Up to and including the line containing "minimum width=330pt, minimum", please reproduce the lines of the listing below, starting from the top.

▸ **Information shown**
☆ ☆ ☆ ☆
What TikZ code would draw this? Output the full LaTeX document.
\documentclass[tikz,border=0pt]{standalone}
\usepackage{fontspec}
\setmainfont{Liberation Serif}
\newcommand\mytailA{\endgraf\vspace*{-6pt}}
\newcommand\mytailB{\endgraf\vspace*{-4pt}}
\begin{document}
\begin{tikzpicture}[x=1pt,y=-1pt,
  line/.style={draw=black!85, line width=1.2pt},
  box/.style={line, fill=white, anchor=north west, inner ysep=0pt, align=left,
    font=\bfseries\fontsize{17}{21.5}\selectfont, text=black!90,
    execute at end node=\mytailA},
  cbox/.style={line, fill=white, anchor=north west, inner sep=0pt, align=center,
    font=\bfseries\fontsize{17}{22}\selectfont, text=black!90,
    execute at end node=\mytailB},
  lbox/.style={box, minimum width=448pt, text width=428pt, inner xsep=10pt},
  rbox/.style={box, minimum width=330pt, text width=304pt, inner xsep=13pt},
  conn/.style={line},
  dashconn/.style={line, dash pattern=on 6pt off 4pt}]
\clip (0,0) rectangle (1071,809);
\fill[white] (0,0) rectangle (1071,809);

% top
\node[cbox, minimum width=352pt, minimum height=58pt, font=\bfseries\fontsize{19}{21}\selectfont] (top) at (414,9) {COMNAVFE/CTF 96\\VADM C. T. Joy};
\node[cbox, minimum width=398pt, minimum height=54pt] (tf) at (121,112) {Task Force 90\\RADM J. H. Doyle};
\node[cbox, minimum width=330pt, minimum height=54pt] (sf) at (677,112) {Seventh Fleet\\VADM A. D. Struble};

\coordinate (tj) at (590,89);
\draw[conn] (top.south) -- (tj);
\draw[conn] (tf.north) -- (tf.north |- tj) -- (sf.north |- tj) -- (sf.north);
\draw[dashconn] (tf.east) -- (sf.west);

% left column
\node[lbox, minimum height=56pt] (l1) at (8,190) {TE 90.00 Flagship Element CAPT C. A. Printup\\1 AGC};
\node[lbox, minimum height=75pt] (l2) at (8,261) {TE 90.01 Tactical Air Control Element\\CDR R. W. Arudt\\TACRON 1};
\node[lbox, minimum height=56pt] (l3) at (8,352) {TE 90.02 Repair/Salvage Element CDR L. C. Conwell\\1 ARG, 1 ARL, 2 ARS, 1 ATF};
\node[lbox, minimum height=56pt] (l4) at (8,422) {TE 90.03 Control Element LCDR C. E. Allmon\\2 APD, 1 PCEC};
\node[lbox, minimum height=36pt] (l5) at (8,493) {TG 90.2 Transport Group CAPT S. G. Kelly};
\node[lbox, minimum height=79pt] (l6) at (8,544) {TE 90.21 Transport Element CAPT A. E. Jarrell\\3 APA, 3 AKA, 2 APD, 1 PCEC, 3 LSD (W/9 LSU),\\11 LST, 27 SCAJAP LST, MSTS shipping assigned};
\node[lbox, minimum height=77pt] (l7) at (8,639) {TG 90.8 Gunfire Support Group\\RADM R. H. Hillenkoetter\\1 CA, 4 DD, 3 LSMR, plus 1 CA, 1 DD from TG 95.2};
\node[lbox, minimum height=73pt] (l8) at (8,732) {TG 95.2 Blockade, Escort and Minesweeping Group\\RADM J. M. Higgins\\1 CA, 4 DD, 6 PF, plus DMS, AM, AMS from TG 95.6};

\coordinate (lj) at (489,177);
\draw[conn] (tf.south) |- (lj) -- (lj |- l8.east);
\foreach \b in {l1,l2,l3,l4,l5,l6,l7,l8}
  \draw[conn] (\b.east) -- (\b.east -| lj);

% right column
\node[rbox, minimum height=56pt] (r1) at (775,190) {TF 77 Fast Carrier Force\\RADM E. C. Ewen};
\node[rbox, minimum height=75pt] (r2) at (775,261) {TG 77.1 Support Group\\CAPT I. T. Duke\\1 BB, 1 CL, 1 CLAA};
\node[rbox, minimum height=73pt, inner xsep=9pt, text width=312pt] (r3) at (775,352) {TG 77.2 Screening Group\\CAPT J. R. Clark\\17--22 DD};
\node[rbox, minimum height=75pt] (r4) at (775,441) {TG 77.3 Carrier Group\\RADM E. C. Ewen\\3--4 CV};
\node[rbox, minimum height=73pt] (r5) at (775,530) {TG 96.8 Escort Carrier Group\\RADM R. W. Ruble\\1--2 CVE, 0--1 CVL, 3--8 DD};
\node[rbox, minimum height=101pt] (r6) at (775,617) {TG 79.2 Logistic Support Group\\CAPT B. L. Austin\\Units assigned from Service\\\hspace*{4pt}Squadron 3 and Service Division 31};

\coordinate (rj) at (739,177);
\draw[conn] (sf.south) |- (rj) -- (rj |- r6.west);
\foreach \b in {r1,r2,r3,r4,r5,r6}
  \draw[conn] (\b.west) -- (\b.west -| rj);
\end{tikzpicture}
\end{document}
☆ ☆ ☆ ☆
▸ **Exercise response**
What TikZ code would draw this? Output the full LaTeX document.
\documentclass[tikz,border=0pt]{standalone}
\usepackage{fontspec}
\setmainfont{Liberation Serif}
\newcommand\mytailA{\endgraf\vspace*{-6pt}}
\newcommand\mytailB{\endgraf\vspace*{-4pt}}
\begin{document}
\begin{tikzpicture}[x=1pt,y=-1pt,
  line/.style={draw=black!85, line width=1.2pt},
  box/.style={line, fill=white, anchor=north west, inner ysep=0pt, align=left,
    font=\bfseries\fontsize{17}{21.5}\selectfont, text=black!90,
    execute at end node=\mytailA},
  cbox/.style={line, fill=white, anchor=north west, inner sep=0pt, align=center,
    font=\bfseries\fontsize{17}{22}\selectfont, text=black!90,
    execute at end node=\mytailB},
  lbox/.style={box, minimum width=448pt, text width=428pt, inner xsep=10pt},
  rbox/.style={box, minimum width=330pt, text width=304pt, inner xsep=13pt},
  conn/.style={line},
  dashconn/.style={line, dash pattern=on 6pt off 4pt}]
\clip (0,0) rectangle (1071,809);
\fill[white] (0,0) rectangle (1071,809);

% top
\node[cbox, minimum width=352pt, minimum height=58pt, font=\bfseries\fontsize{19}{21}\selectfont] (top) at (414,9) {COMNAVFE/CTF 96\\VADM C. T. Joy};
\node[cbox, minimum width=398pt, minimum height=54pt] (tf) at (121,112) {Task Force 90\\RADM J. H. Doyle};
\node[cbox, minimum width=330pt, minimum height=54pt] (sf) at (677,112) {Seventh Fleet\\VADM A. D. Struble};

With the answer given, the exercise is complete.